**The problem:**
Copy word for word the lines in the records below, starting at the line with "Reproduce this chart with D3.js." and ending at the line with "191, 185, 191]];". Skip the pictures.

[START OF Working data]

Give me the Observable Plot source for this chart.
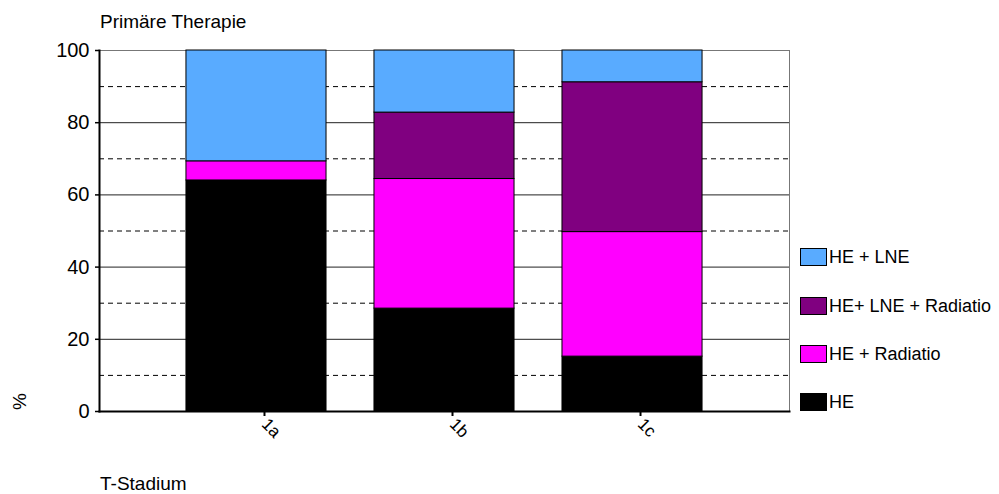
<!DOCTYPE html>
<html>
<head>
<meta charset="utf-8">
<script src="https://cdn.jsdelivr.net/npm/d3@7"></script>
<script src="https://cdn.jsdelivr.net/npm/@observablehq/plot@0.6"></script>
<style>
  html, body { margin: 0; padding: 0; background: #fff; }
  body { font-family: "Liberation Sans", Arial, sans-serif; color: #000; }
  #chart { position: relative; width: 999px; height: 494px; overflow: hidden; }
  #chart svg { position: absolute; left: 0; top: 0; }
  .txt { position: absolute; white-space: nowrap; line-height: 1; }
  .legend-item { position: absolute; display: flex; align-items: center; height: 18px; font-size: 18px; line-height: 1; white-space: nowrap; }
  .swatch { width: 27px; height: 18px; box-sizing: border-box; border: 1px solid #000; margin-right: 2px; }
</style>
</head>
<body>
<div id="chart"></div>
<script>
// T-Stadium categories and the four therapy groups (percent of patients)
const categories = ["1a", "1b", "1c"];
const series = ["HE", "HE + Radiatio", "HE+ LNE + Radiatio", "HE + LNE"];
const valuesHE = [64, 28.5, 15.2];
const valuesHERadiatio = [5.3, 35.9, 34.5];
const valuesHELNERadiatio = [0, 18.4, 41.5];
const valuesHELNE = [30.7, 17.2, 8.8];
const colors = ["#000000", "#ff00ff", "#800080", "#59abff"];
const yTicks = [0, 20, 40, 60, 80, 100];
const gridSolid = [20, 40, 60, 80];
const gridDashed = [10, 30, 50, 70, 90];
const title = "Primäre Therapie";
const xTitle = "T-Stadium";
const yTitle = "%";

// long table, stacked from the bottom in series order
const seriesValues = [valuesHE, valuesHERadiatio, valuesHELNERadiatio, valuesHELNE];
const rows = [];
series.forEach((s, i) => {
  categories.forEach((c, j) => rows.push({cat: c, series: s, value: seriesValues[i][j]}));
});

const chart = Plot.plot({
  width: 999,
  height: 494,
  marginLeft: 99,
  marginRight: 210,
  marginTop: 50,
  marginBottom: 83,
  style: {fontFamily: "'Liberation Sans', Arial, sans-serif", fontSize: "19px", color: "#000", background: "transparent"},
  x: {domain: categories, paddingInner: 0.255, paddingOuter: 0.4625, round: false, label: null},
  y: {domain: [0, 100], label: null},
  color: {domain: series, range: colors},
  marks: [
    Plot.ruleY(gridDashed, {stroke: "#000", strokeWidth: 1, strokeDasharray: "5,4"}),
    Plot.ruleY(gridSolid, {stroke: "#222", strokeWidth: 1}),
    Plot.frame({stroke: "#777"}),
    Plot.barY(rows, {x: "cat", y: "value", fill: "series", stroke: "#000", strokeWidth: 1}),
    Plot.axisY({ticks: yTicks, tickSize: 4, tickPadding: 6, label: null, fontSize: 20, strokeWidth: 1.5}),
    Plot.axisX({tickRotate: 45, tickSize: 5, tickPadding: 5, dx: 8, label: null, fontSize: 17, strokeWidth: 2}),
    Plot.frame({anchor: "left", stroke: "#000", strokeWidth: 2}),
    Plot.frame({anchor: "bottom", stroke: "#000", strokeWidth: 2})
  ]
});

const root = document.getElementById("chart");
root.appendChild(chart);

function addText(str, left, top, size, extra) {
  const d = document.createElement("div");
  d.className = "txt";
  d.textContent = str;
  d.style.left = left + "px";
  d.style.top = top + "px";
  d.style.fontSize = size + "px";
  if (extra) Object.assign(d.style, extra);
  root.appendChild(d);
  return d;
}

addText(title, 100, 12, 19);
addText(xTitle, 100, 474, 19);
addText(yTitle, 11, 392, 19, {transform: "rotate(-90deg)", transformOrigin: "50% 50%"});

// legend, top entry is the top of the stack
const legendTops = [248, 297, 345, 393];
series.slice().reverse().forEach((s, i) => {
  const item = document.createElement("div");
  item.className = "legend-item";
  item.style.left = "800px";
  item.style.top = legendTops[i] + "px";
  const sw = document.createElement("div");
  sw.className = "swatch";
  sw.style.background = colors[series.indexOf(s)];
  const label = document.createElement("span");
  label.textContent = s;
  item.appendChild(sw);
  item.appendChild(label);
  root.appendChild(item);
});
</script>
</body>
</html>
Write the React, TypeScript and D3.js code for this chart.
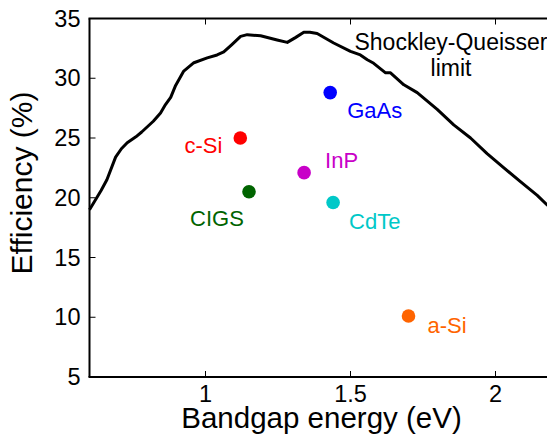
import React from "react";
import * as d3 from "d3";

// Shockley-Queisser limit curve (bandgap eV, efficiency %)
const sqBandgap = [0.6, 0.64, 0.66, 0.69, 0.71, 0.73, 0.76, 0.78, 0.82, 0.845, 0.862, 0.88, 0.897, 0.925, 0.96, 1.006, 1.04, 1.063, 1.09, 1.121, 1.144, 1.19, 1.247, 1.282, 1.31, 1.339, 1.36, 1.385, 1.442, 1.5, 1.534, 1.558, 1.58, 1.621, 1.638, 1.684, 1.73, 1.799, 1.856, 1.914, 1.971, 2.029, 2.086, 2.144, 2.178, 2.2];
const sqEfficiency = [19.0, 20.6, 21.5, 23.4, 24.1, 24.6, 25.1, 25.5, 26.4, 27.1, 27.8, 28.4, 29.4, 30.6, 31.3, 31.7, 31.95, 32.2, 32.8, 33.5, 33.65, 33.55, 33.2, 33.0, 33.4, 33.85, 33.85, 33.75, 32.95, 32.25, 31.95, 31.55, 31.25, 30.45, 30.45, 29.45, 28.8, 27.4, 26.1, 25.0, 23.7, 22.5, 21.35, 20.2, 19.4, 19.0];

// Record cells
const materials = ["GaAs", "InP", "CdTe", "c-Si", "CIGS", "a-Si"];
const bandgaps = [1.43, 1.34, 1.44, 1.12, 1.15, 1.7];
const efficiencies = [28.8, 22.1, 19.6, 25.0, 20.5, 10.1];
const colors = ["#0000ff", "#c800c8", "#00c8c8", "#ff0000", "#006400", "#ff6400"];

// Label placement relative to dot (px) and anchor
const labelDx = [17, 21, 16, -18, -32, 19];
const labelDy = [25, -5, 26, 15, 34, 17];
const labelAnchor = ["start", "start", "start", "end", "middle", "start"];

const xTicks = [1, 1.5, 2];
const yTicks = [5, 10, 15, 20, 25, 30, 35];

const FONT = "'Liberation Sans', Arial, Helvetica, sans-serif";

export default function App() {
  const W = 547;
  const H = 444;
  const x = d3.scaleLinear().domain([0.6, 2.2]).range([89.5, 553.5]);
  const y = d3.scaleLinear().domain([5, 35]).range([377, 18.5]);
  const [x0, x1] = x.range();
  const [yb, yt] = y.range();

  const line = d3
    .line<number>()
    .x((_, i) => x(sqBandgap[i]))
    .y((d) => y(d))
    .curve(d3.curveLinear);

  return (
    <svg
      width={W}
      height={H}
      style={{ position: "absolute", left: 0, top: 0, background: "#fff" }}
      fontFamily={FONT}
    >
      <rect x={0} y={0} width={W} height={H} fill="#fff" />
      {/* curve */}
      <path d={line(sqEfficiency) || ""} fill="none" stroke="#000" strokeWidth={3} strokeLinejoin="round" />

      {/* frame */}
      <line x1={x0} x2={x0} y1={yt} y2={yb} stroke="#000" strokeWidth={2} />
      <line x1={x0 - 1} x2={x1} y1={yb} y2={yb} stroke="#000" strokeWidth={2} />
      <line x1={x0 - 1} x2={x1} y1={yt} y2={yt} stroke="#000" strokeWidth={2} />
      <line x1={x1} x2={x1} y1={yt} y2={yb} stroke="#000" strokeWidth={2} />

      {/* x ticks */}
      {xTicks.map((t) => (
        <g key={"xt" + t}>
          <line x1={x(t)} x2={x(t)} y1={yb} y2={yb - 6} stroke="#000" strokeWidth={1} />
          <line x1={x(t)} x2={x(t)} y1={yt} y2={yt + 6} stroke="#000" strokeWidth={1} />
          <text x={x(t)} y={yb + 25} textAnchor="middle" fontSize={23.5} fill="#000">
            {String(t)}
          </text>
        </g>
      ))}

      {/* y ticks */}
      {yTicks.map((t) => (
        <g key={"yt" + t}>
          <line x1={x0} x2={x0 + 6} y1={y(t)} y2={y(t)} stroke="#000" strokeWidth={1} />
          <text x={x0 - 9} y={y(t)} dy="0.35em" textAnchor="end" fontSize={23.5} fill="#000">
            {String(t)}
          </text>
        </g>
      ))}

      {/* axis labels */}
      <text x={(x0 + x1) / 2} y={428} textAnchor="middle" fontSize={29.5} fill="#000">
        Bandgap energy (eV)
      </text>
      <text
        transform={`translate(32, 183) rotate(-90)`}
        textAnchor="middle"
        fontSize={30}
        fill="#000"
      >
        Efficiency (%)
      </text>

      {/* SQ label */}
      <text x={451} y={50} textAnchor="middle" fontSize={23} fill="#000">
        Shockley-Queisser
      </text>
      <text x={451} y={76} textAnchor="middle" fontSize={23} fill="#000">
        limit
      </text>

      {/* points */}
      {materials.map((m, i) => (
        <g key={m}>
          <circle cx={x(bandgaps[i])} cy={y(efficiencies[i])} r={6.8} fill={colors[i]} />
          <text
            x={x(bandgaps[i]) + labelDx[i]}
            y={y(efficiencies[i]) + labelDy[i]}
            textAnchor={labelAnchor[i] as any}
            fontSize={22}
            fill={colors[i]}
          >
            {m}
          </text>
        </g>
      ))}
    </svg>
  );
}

[END OF Working data]
[START OF Working data]

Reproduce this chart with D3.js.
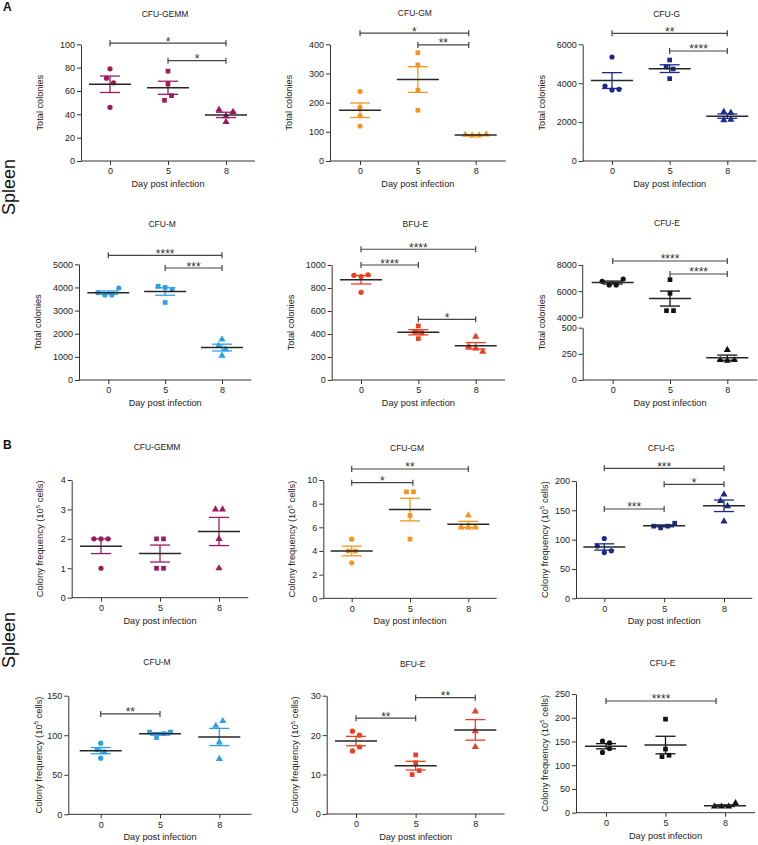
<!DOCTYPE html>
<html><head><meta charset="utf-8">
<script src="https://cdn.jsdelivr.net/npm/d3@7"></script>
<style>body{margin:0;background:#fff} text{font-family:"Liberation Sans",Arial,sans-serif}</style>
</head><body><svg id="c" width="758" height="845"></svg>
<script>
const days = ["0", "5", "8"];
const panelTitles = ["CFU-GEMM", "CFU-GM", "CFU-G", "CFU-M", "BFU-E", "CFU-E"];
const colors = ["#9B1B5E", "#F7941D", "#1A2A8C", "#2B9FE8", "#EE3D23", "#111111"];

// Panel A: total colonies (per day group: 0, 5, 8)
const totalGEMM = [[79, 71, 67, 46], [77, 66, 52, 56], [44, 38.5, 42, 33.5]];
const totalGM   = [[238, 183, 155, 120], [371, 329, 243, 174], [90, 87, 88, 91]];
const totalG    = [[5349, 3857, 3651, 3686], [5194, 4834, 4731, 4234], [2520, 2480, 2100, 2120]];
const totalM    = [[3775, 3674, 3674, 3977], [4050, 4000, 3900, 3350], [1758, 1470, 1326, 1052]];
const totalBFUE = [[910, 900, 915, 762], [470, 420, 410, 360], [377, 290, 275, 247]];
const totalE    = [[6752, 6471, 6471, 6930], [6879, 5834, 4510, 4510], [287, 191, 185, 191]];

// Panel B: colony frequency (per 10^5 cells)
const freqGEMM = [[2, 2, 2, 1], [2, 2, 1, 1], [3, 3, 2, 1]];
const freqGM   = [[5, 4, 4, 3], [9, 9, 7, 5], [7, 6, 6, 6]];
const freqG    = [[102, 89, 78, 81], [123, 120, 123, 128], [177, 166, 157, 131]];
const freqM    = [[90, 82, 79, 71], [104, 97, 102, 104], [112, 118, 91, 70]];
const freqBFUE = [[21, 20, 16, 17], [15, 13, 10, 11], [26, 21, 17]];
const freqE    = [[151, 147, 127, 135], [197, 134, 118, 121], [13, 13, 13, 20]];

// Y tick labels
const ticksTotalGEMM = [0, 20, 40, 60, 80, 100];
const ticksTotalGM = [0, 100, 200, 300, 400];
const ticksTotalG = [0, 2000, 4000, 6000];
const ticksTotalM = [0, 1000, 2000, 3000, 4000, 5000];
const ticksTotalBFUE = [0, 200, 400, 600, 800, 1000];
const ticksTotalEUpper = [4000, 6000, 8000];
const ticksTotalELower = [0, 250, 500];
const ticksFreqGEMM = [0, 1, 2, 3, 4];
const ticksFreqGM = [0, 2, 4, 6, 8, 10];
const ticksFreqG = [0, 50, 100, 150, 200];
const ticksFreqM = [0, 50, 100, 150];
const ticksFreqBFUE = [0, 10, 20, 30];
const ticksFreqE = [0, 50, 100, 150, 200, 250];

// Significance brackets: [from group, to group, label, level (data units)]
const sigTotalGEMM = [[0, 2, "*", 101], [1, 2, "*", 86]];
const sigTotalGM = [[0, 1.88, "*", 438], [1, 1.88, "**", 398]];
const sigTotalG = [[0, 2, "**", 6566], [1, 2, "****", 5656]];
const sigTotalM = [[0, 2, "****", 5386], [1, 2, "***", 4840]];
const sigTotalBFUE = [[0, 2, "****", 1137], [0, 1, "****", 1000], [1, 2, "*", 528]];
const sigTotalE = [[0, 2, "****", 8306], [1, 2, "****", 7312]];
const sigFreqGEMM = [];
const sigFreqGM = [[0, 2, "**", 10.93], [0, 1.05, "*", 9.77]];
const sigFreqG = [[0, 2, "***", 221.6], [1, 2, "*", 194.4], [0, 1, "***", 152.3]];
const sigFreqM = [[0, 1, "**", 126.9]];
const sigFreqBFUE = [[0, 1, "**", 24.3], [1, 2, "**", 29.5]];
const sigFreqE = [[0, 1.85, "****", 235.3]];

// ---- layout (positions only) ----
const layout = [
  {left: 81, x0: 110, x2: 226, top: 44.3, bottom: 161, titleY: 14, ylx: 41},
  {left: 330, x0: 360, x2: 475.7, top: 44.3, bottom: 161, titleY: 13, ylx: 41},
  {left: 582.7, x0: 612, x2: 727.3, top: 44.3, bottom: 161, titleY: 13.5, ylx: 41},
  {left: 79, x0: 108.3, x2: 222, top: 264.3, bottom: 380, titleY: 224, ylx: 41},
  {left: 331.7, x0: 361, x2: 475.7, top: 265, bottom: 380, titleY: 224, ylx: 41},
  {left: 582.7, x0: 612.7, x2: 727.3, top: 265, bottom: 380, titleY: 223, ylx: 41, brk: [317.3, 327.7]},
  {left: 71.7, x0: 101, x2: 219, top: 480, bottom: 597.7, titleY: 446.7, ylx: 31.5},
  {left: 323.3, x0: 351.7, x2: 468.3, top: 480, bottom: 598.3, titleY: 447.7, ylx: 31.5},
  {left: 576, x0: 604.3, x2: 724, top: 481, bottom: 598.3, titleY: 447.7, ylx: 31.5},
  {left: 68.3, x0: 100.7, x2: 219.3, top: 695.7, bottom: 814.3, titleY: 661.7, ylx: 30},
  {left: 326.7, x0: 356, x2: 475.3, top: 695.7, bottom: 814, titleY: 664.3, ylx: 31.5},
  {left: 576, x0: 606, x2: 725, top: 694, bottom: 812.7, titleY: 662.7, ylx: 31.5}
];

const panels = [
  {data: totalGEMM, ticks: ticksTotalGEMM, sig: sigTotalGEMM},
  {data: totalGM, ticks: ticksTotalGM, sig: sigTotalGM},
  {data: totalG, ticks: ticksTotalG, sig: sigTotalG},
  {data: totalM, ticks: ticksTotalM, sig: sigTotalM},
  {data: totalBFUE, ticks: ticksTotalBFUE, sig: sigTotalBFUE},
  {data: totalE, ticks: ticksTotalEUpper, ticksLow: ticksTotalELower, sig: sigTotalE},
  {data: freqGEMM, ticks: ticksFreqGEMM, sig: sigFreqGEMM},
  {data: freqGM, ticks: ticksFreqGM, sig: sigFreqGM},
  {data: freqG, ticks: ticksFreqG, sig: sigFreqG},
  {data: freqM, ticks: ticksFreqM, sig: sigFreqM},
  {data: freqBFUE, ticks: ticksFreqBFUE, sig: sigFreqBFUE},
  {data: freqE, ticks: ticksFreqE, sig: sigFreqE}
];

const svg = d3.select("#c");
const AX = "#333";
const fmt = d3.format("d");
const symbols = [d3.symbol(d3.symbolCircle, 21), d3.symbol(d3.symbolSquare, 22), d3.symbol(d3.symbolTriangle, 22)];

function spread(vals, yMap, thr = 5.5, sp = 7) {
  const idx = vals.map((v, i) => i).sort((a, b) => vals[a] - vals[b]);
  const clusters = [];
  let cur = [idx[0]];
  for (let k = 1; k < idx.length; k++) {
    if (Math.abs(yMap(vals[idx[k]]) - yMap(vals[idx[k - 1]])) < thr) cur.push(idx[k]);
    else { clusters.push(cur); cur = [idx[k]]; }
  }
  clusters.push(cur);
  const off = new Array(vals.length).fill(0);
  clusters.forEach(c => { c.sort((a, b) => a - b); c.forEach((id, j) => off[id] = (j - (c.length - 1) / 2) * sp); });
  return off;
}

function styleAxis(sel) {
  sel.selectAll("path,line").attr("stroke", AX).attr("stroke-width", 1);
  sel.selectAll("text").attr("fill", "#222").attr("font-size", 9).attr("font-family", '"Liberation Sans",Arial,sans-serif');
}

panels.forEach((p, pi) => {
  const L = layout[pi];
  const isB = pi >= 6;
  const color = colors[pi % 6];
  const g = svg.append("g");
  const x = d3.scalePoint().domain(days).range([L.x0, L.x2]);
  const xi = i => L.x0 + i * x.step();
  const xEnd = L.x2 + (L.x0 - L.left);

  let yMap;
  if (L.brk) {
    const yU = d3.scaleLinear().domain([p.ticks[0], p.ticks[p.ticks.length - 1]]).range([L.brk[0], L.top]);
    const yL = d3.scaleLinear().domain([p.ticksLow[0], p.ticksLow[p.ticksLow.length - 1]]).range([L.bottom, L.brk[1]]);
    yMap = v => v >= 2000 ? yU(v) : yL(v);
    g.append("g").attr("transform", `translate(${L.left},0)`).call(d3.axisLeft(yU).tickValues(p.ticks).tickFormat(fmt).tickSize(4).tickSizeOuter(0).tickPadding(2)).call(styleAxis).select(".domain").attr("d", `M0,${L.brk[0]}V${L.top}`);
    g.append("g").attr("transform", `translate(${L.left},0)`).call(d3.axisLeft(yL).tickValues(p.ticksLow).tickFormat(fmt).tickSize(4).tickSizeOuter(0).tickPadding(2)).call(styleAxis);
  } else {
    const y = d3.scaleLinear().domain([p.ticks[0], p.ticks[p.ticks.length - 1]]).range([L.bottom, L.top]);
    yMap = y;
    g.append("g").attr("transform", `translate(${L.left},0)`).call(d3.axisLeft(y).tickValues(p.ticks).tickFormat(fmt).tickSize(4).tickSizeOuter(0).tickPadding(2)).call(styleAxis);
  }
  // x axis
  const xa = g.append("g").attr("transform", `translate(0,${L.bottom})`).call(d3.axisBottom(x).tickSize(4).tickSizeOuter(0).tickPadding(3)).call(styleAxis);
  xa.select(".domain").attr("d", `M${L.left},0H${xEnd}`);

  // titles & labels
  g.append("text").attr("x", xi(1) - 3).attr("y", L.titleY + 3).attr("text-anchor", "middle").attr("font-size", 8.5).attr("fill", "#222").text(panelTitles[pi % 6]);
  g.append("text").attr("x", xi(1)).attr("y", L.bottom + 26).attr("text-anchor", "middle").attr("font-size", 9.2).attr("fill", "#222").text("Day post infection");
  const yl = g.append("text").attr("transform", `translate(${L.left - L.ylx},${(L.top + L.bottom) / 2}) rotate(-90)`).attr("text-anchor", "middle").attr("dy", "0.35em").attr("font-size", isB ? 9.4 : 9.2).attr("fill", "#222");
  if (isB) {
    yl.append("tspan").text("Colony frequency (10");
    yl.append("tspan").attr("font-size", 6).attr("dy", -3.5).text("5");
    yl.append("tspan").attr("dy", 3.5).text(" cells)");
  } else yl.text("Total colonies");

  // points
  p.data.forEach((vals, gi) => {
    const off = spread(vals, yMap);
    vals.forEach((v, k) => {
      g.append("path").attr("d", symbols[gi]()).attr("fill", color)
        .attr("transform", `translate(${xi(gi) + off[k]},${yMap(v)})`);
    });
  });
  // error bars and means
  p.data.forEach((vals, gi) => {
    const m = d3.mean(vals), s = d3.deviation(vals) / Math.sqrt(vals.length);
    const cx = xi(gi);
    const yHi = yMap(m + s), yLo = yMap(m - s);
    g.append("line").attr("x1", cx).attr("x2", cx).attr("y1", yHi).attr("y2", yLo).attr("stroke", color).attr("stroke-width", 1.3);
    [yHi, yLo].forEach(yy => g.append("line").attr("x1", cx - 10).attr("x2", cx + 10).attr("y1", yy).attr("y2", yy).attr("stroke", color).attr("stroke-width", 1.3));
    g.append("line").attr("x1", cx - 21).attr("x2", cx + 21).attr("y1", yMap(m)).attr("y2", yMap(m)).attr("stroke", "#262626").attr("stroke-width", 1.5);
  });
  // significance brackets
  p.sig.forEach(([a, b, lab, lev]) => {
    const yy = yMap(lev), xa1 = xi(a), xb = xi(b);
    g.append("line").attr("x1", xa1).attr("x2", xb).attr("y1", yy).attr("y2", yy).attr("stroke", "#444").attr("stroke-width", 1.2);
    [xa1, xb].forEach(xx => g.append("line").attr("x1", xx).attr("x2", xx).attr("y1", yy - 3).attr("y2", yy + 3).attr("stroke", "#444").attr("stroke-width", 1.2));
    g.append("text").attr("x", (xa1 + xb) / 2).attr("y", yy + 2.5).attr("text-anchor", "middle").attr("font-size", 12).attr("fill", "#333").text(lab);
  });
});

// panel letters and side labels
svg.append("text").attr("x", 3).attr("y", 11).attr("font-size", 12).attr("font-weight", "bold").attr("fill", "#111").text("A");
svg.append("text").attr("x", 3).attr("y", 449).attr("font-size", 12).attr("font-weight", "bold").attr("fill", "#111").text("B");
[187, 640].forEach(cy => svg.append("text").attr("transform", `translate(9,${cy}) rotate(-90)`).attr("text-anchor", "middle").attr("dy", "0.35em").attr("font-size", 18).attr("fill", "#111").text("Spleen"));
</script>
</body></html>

[END OF Working data]

**Final answer:**
Reproduce this chart with D3.js.
<!DOCTYPE html>
<html><head><meta charset="utf-8">
<script src="https://cdn.jsdelivr.net/npm/d3@7"></script>
<style>body{margin:0;background:#fff} text{font-family:"Liberation Sans",Arial,sans-serif}</style>
</head><body><svg id="c" width="758" height="845"></svg>
<script>
const days = ["0", "5", "8"];
const panelTitles = ["CFU-GEMM", "CFU-GM", "CFU-G", "CFU-M", "BFU-E", "CFU-E"];
const colors = ["#9B1B5E", "#F7941D", "#1A2A8C", "#2B9FE8", "#EE3D23", "#111111"];

// Panel A: total colonies (per day group: 0, 5, 8)
const totalGEMM = [[79, 71, 67, 46], [77, 66, 52, 56], [44, 38.5, 42, 33.5]];
const totalGM   = [[238, 183, 155, 120], [371, 329, 243, 174], [90, 87, 88, 91]];
const totalG    = [[5349, 3857, 3651, 3686], [5194, 4834, 4731, 4234], [2520, 2480, 2100, 2120]];
const totalM    = [[3775, 3674, 3674, 3977], [4050, 4000, 3900, 3350], [1758, 1470, 1326, 1052]];
const totalBFUE = [[910, 900, 915, 762], [470, 420, 410, 360], [377, 290, 275, 247]];
const totalE    = [[6752, 6471, 6471, 6930], [6879, 5834, 4510, 4510], [287, 191, 185, 191]];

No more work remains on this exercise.